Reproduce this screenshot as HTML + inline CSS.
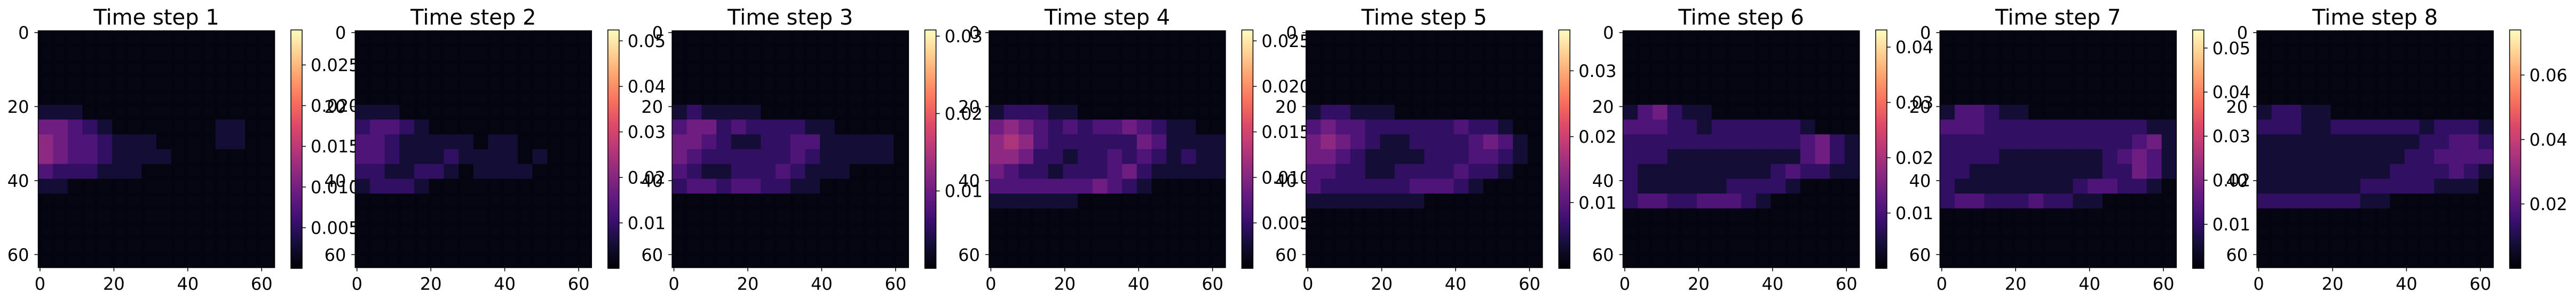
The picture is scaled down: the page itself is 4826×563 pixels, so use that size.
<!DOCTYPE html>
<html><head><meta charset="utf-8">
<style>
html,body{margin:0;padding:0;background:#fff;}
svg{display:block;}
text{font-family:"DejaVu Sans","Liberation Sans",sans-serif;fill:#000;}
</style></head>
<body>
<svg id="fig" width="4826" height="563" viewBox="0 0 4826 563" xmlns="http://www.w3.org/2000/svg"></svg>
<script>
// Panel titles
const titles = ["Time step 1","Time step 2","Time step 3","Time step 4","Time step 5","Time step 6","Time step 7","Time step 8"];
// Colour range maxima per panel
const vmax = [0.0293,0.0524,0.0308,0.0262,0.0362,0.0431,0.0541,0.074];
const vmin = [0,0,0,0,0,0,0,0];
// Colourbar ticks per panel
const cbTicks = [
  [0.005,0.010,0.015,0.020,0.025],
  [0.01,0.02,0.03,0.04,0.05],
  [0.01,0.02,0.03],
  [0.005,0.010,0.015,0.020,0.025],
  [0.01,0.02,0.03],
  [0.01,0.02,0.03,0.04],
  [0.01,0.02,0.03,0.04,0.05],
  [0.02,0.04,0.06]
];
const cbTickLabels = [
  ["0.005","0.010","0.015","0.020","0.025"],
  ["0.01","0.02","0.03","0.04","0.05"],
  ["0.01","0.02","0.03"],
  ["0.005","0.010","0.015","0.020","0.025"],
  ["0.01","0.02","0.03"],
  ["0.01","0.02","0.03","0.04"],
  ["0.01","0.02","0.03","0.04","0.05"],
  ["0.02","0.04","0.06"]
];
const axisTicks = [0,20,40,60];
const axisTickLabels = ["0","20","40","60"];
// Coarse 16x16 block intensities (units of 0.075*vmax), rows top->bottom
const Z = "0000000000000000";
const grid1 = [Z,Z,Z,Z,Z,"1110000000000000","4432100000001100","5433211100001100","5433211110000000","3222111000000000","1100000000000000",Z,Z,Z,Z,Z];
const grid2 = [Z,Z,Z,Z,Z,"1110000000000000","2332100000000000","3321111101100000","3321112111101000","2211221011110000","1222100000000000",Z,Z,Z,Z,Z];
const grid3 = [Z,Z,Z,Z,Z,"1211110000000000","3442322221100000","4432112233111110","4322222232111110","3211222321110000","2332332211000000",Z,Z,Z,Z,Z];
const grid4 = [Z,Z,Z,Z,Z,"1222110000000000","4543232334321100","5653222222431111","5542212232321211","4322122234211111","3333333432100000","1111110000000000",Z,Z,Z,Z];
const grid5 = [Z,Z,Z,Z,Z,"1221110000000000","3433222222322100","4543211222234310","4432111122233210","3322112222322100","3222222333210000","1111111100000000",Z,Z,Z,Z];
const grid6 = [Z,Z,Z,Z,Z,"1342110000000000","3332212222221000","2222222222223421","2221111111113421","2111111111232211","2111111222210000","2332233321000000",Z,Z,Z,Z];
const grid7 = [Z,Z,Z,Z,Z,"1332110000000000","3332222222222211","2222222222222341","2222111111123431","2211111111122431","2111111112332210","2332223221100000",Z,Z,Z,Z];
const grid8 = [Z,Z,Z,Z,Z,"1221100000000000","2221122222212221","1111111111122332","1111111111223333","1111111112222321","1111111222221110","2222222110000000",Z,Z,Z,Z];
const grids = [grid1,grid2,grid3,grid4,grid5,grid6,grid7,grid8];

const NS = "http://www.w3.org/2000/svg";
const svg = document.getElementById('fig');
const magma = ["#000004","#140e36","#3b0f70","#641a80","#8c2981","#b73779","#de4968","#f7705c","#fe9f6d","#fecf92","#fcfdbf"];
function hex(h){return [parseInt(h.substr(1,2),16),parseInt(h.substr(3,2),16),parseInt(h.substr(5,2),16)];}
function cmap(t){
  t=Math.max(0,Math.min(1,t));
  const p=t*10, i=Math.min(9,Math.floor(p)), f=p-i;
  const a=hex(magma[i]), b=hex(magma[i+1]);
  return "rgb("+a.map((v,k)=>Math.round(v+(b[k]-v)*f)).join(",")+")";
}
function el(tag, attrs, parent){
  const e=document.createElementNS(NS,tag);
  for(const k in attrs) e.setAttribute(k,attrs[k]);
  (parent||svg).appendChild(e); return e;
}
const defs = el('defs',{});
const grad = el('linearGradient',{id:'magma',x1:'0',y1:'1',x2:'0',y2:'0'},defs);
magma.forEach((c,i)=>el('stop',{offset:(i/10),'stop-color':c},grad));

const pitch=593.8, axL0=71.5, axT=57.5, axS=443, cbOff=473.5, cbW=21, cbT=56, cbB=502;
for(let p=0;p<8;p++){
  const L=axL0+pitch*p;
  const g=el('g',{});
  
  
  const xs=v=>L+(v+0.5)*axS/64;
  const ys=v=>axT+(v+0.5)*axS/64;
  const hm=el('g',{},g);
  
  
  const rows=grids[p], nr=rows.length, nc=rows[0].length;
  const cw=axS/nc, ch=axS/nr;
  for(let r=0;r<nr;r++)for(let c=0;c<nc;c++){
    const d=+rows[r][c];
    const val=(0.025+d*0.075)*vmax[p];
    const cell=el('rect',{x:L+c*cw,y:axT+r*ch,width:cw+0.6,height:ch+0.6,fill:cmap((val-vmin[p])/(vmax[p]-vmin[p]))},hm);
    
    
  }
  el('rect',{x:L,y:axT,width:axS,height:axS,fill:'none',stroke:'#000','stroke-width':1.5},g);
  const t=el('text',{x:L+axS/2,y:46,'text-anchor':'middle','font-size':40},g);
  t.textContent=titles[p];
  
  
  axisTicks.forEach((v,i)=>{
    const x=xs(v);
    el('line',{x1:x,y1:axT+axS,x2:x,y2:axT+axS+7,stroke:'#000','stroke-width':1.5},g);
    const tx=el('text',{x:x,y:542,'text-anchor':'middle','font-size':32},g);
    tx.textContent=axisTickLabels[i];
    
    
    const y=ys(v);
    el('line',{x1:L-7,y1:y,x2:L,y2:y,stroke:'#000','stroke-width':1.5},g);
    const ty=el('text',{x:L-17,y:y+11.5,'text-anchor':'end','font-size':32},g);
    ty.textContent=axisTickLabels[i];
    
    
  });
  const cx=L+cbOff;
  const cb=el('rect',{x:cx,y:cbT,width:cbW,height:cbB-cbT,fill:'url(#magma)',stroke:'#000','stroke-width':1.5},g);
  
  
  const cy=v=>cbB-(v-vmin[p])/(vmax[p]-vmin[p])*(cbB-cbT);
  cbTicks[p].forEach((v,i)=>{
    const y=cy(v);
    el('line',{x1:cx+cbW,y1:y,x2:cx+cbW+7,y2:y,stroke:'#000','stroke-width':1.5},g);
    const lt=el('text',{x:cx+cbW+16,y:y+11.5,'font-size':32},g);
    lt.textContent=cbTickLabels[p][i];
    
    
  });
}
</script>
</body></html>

-------

Problem requirements:
Leave the pictures out, and print every line of the listing exactly as written.

Task response:
Reproduce this screenshot as HTML + inline CSS.
The picture is scaled down: the page itself is 4826×563 pixels, so use that size.
<!DOCTYPE html>
<html><head><meta charset="utf-8">
<style>
html,body{margin:0;padding:0;background:#fff;}
svg{display:block;}
text{font-family:"DejaVu Sans","Liberation Sans",sans-serif;fill:#000;}
</style></head>
<body>
<svg id="fig" width="4826" height="563" viewBox="0 0 4826 563" xmlns="http://www.w3.org/2000/svg"></svg>
<script>
// Panel titles
const titles = ["Time step 1","Time step 2","Time step 3","Time step 4","Time step 5","Time step 6","Time step 7","Time step 8"];
// Colour range maxima per panel
const vmax = [0.0293,0.0524,0.0308,0.0262,0.0362,0.0431,0.0541,0.074];
const vmin = [0,0,0,0,0,0,0,0];
// Colourbar ticks per panel
const cbTicks = [
  [0.005,0.010,0.015,0.020,0.025],
  [0.01,0.02,0.03,0.04,0.05],
  [0.01,0.02,0.03],
  [0.005,0.010,0.015,0.020,0.025],
  [0.01,0.02,0.03],
  [0.01,0.02,0.03,0.04],
  [0.01,0.02,0.03,0.04,0.05],
  [0.02,0.04,0.06]
];
const cbTickLabels = [
  ["0.005","0.010","0.015","0.020","0.025"],
  ["0.01","0.02","0.03","0.04","0.05"],
  ["0.01","0.02","0.03"],
  ["0.005","0.010","0.015","0.020","0.025"],
  ["0.01","0.02","0.03"],
  ["0.01","0.02","0.03","0.04"],
  ["0.01","0.02","0.03","0.04","0.05"],
  ["0.02","0.04","0.06"]
];
const axisTicks = [0,20,40,60];
const axisTickLabels = ["0","20","40","60"];
// Coarse 16x16 block intensities (units of 0.075*vmax), rows top->bottom
const Z = "0000000000000000";
const grid1 = [Z,Z,Z,Z,Z,"1110000000000000","4432100000001100","5433211100001100","5433211110000000","3222111000000000","1100000000000000",Z,Z,Z,Z,Z];
const grid2 = [Z,Z,Z,Z,Z,"1110000000000000","2332100000000000","3321111101100000","3321112111101000","2211221011110000","1222100000000000",Z,Z,Z,Z,Z];
const grid3 = [Z,Z,Z,Z,Z,"1211110000000000","3442322221100000","4432112233111110","4322222232111110","3211222321110000","2332332211000000",Z,Z,Z,Z,Z];
const grid4 = [Z,Z,Z,Z,Z,"1222110000000000","4543232334321100","5653222222431111","5542212232321211","4322122234211111","3333333432100000","1111110000000000",Z,Z,Z,Z];
const grid5 = [Z,Z,Z,Z,Z,"1221110000000000","3433222222322100","4543211222234310","4432111122233210","3322112222322100","3222222333210000","1111111100000000",Z,Z,Z,Z];
const grid6 = [Z,Z,Z,Z,Z,"1342110000000000","3332212222221000","2222222222223421","2221111111113421","2111111111232211","2111111222210000","2332233321000000",Z,Z,Z,Z];
const grid7 = [Z,Z,Z,Z,Z,"1332110000000000","3332222222222211","2222222222222341","2222111111123431","2211111111122431","2111111112332210","2332223221100000",Z,Z,Z,Z];
const grid8 = [Z,Z,Z,Z,Z,"1221100000000000","2221122222212221","1111111111122332","1111111111223333","1111111112222321","1111111222221110","2222222110000000",Z,Z,Z,Z];
const grids = [grid1,grid2,grid3,grid4,grid5,grid6,grid7,grid8];

const NS = "http://www.w3.org/2000/svg";
const svg = document.getElementById('fig');
const magma = ["#000004","#140e36","#3b0f70","#641a80","#8c2981","#b73779","#de4968","#f7705c","#fe9f6d","#fecf92","#fcfdbf"];
function hex(h){return [parseInt(h.substr(1,2),16),parseInt(h.substr(3,2),16),parseInt(h.substr(5,2),16)];}
function cmap(t){
  t=Math.max(0,Math.min(1,t));
  const p=t*10, i=Math.min(9,Math.floor(p)), f=p-i;
  const a=hex(magma[i]), b=hex(magma[i+1]);
  return "rgb("+a.map((v,k)=>Math.round(v+(b[k]-v)*f)).join(",")+")";
}
function el(tag, attrs, parent){
  const e=document.createElementNS(NS,tag);
  for(const k in attrs) e.setAttribute(k,attrs[k]);
  (parent||svg).appendChild(e); return e;
}
const defs = el('defs',{});
const grad = el('linearGradient',{id:'magma',x1:'0',y1:'1',x2:'0',y2:'0'},defs);
magma.forEach((c,i)=>el('stop',{offset:(i/10),'stop-color':c},grad));

const pitch=593.8, axL0=71.5, axT=57.5, axS=443, cbOff=473.5, cbW=21, cbT=56, cbB=502;
for(let p=0;p<8;p++){
  const L=axL0+pitch*p;
  const g=el('g',{});
  
  
  const xs=v=>L+(v+0.5)*axS/64;
  const ys=v=>axT+(v+0.5)*axS/64;
  const hm=el('g',{},g);
  
  
  const rows=grids[p], nr=rows.length, nc=rows[0].length;
  const cw=axS/nc, ch=axS/nr;
  for(let r=0;r<nr;r++)for(let c=0;c<nc;c++){
    const d=+rows[r][c];
    const val=(0.025+d*0.075)*vmax[p];
    const cell=el('rect',{x:L+c*cw,y:axT+r*ch,width:cw+0.6,height:ch+0.6,fill:cmap((val-vmin[p])/(vmax[p]-vmin[p]))},hm);
    
    
  }
  el('rect',{x:L,y:axT,width:axS,height:axS,fill:'none',stroke:'#000','stroke-width':1.5},g);
  const t=el('text',{x:L+axS/2,y:46,'text-anchor':'middle','font-size':40},g);
  t.textContent=titles[p];
  
  
  axisTicks.forEach((v,i)=>{
    const x=xs(v);
    el('line',{x1:x,y1:axT+axS,x2:x,y2:axT+axS+7,stroke:'#000','stroke-width':1.5},g);
    const tx=el('text',{x:x,y:542,'text-anchor':'middle','font-size':32},g);
    tx.textContent=axisTickLabels[i];
    
    
    const y=ys(v);
    el('line',{x1:L-7,y1:y,x2:L,y2:y,stroke:'#000','stroke-width':1.5},g);
    const ty=el('text',{x:L-17,y:y+11.5,'text-anchor':'end','font-size':32},g);
    ty.textContent=axisTickLabels[i];
    
    
  });
  const cx=L+cbOff;
  const cb=el('rect',{x:cx,y:cbT,width:cbW,height:cbB-cbT,fill:'url(#magma)',stroke:'#000','stroke-width':1.5},g);
  
  
  const cy=v=>cbB-(v-vmin[p])/(vmax[p]-vmin[p])*(cbB-cbT);
  cbTicks[p].forEach((v,i)=>{
    const y=cy(v);
    el('line',{x1:cx+cbW,y1:y,x2:cx+cbW+7,y2:y,stroke:'#000','stroke-width':1.5},g);
    const lt=el('text',{x:cx+cbW+16,y:y+11.5,'font-size':32},g);
    lt.textContent=cbTickLabels[p][i];
    
    
  });
}
</script>
</body></html>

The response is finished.